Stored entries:
════

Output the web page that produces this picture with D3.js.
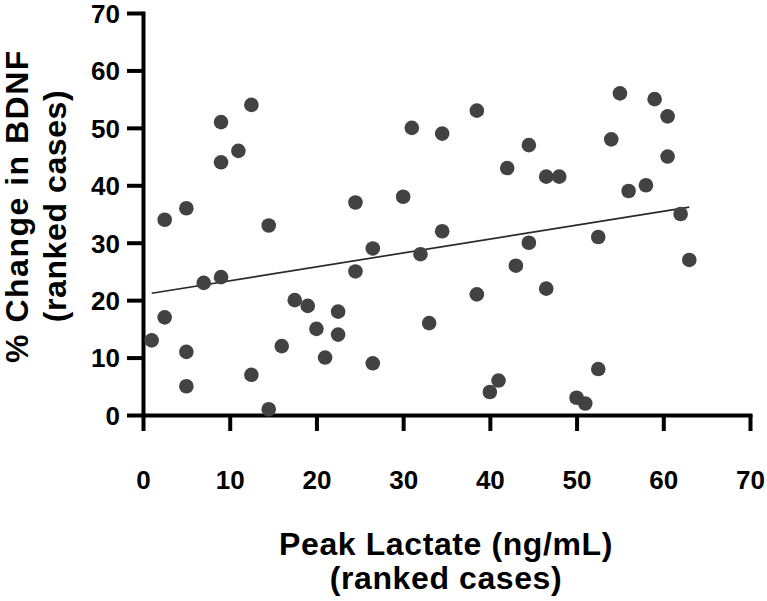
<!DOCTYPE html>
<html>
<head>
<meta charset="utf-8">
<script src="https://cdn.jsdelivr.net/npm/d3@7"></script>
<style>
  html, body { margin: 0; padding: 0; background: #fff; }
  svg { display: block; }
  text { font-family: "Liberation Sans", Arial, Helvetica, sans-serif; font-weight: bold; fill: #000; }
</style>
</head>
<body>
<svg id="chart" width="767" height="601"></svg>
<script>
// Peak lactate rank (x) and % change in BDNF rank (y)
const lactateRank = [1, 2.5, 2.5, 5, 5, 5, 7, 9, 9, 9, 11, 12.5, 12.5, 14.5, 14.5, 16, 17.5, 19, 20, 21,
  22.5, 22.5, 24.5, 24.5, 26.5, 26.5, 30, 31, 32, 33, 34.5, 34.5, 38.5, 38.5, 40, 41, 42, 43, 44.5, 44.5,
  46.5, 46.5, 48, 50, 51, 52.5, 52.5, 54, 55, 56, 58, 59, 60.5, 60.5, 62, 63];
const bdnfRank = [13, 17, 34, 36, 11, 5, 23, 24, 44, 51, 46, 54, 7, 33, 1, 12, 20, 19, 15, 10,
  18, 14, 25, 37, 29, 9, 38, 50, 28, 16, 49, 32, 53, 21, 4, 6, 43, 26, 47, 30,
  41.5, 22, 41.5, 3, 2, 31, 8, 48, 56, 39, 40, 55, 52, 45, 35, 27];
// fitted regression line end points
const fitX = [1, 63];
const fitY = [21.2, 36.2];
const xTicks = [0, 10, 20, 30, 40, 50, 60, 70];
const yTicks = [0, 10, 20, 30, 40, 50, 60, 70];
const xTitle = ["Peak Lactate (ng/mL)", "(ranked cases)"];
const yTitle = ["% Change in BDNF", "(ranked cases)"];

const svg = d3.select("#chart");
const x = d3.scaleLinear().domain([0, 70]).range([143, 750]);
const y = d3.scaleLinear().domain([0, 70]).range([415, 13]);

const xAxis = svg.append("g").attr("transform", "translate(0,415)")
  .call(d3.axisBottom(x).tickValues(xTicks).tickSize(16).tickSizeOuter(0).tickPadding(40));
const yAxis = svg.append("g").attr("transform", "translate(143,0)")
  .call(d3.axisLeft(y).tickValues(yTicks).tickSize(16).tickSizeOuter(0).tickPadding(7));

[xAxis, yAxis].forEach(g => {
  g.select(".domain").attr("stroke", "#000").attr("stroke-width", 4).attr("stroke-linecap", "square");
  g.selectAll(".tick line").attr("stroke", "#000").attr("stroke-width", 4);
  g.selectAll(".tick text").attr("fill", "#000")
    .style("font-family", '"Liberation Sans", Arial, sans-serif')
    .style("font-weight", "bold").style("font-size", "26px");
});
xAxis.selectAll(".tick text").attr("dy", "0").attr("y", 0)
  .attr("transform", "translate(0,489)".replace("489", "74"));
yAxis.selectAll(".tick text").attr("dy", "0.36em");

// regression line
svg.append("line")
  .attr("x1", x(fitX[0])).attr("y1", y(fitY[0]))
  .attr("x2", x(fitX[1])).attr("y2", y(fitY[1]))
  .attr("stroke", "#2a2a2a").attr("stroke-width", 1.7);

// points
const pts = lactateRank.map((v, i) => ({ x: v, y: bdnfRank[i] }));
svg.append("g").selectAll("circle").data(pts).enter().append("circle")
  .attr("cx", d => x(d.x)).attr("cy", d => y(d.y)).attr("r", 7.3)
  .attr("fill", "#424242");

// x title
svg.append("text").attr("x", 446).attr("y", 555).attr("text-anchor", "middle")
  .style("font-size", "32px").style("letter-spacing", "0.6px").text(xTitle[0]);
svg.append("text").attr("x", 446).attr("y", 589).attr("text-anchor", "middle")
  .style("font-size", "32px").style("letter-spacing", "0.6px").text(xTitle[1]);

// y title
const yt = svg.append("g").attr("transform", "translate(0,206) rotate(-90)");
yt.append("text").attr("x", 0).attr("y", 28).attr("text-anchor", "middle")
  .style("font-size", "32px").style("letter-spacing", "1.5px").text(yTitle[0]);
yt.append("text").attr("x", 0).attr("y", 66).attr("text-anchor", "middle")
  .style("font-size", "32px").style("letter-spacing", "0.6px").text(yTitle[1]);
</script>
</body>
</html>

════

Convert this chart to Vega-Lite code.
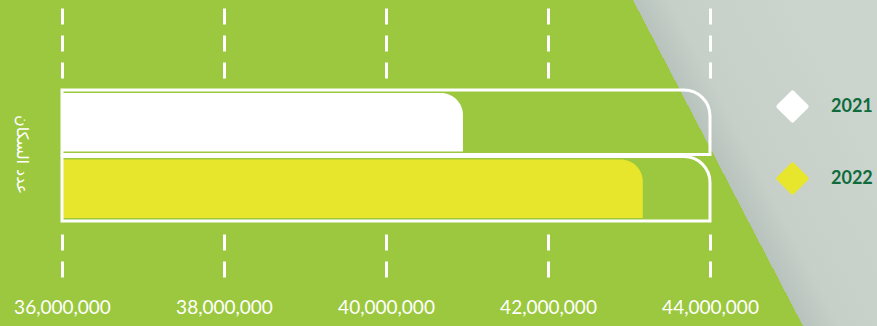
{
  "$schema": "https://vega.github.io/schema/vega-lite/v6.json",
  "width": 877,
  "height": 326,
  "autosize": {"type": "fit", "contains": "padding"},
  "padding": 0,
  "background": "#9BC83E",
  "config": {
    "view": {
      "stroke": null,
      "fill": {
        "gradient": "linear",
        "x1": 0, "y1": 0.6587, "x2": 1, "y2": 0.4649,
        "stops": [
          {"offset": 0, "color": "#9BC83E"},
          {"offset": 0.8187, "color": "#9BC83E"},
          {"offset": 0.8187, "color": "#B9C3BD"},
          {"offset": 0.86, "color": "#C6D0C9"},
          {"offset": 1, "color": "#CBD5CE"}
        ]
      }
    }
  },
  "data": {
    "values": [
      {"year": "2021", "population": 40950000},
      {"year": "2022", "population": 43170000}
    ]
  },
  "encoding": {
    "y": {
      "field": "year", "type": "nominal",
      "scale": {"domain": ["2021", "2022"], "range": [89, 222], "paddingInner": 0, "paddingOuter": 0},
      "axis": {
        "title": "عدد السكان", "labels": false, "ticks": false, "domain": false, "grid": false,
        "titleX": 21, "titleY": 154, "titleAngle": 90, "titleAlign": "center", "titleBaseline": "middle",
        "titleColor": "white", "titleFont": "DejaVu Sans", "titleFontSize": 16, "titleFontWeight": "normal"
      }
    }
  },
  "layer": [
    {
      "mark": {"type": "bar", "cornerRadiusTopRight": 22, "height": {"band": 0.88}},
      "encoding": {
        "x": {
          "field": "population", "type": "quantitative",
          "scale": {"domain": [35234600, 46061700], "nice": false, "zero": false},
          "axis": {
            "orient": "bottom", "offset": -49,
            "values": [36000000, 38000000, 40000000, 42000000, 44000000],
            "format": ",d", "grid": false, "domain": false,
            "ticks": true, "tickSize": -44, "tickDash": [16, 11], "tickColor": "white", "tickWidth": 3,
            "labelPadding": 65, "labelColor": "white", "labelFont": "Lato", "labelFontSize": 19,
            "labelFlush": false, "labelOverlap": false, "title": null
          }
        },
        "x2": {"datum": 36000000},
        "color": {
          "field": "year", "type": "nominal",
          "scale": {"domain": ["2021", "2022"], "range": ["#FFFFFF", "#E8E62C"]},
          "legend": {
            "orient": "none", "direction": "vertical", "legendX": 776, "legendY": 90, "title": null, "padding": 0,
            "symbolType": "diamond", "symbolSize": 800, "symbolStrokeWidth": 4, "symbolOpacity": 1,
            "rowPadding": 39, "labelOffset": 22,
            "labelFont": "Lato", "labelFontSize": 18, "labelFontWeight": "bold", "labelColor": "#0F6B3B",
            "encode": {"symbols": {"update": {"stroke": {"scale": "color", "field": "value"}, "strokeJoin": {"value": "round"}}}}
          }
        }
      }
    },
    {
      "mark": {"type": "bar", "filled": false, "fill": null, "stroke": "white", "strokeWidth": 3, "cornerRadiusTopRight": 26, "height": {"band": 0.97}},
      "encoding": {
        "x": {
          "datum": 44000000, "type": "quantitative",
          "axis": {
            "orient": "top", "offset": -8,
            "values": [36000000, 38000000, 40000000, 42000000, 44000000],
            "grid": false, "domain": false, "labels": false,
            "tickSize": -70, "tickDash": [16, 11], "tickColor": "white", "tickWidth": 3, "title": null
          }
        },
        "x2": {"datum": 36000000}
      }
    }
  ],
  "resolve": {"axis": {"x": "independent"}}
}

════

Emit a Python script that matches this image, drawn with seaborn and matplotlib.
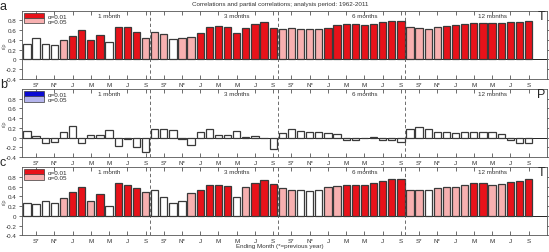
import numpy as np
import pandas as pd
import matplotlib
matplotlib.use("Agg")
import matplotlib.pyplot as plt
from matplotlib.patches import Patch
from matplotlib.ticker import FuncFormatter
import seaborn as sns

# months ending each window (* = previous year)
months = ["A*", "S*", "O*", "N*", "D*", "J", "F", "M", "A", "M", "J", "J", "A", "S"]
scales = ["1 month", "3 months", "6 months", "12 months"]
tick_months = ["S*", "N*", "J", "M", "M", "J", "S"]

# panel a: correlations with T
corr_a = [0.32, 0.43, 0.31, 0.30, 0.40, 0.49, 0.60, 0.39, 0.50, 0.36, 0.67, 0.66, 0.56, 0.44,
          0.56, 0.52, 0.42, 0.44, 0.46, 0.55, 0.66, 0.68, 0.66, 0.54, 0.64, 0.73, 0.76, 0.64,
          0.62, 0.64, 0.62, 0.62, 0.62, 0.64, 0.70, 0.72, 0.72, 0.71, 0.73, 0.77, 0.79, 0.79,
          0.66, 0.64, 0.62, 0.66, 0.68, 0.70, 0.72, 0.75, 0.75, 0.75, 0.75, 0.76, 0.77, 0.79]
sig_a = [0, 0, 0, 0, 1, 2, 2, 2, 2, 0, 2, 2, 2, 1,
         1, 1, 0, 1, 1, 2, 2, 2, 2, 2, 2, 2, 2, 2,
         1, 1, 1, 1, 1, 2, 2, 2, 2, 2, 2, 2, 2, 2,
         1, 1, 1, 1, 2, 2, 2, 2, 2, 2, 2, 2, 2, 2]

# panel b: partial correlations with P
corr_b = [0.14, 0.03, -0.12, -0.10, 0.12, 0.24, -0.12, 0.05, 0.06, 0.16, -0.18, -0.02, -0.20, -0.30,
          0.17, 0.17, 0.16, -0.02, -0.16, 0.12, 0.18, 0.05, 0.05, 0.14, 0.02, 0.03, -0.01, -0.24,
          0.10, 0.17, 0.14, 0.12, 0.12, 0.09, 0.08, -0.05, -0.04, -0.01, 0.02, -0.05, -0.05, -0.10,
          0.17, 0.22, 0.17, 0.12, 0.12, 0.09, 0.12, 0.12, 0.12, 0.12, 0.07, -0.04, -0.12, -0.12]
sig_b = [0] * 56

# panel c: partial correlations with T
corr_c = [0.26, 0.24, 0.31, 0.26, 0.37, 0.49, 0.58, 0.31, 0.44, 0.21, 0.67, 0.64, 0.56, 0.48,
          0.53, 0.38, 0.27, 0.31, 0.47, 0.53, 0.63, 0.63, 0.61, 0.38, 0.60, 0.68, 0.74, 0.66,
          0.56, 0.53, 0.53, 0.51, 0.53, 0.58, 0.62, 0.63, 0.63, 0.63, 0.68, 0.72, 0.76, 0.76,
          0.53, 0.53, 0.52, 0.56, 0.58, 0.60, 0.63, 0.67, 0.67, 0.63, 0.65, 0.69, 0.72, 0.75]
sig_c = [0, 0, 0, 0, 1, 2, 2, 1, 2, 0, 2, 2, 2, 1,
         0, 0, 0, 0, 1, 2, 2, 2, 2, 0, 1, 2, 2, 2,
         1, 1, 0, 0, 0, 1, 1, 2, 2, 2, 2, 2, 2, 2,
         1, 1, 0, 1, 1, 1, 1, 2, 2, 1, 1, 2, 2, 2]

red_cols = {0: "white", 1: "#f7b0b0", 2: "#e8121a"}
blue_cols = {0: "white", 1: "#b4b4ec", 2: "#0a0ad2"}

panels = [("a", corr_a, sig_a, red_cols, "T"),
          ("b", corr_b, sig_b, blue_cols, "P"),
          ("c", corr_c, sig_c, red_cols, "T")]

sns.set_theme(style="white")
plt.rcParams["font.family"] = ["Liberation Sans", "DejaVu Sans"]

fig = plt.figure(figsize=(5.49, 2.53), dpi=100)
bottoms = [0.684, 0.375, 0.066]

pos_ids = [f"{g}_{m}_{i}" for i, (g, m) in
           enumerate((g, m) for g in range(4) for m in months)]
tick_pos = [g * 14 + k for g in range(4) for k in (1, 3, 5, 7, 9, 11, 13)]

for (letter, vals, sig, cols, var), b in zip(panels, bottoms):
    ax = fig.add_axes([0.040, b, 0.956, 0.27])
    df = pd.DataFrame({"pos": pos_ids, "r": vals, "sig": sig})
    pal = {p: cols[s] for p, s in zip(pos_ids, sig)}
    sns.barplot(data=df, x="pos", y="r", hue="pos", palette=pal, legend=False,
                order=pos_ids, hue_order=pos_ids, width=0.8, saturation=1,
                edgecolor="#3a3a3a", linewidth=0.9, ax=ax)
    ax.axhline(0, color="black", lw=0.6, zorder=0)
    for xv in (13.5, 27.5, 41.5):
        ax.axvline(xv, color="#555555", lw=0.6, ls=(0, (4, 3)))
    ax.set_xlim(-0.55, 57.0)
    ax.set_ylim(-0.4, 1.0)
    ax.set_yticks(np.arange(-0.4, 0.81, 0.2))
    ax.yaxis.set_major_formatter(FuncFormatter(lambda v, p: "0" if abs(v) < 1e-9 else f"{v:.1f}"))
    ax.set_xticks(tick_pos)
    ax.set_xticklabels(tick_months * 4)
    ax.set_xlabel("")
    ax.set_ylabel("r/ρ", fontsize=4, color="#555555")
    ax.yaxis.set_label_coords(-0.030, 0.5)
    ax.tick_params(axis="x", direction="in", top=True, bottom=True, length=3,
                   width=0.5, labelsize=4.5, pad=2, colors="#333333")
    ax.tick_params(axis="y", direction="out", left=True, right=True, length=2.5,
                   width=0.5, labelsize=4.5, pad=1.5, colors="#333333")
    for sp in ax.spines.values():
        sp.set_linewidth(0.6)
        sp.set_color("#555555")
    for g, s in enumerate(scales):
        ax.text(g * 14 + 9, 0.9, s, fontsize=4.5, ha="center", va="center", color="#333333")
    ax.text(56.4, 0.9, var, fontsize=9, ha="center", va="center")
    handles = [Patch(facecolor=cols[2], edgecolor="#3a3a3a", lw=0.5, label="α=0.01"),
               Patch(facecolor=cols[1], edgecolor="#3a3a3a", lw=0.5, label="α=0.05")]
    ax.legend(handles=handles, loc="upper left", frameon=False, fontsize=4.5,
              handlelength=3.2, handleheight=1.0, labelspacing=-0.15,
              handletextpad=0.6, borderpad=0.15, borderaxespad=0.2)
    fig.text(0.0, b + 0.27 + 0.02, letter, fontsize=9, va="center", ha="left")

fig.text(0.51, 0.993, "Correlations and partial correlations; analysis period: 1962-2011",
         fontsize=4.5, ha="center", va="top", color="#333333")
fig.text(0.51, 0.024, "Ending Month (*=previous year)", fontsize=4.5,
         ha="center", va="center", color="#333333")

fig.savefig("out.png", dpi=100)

════

Do this:
Identify how many lines in the entries above include the string "seaborn", then state that number alone.

Expected output:
2